Every semester for the past four semesters, something happens at work that I get my panties in a twist about, vocally and publicly. This past week it was over defending the right of faculty to control the curriculum in a department in which the dissatisfied faculty ultimately decided they would rather not rock the boat. And when people see me after one of these kerfuffles, they’re nervous—I really think they think I’m crazy . . . and if one definition of crazy is “cares too much” or “has stronger emotions than average,” then, well, yeah.

Unfortunately, linking emotionality to craziness is going to catch a lot more women in its definitional net, leading to bad outcomes for women in leadership. A male colleague recently asked a female colleague “Are you going to be polite?” before allowing her to speak in a meeting. My female colleagues are interrupted and undervalued, and it seems to come down to the fact that our emotions are troublesome and seen as out of place in the bastion of reason, academia. (The fact that men are also impolite, also get angry, is no problem.) I take a Xanax once a month, half an hour before the Faculty Senate meeting, because I know that if I sound anxious or emotional, what I say will be discounted. With the Xanax, I can string together a paragraph-long sentence, cool as a cucumber.
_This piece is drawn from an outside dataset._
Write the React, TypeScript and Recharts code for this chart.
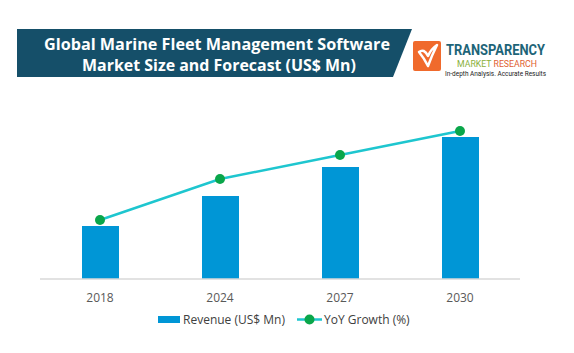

Without it, I might sound shrill or upset, and then I can feel people thinking, “Why is she so angry?” I’m not angrier than my male colleagues, but I’m angry enough, shrill enough, outspoken enough that I doubt I will ever be allowed to be in an administrative position again at my university.

Over the past few months, I’ve transitioned to veganism, a diet for soft-hearted people that actually does make the heart softer even while making one the object of widespread cultural derision. This world is no place for a soft-hearted person. If 2500 years of the history of philosophy says that the proper proportion of reason to emotion is 95:5, then any amount of emotion above 5% is “too much,” even if it’s well below 50%. I’m in no danger of losing my reason, but the higher I get above that sweet, sweet 5% emotional content, the more people roll their eyes at me, the less seriously my ideas and concerns are taken at work. So it goes.  I don’t think the polar bear will become for me what the reindeer became for Kath Ferris, but I do want to cry for polar bears, pigs, chickens, and the future of higher education in the United States.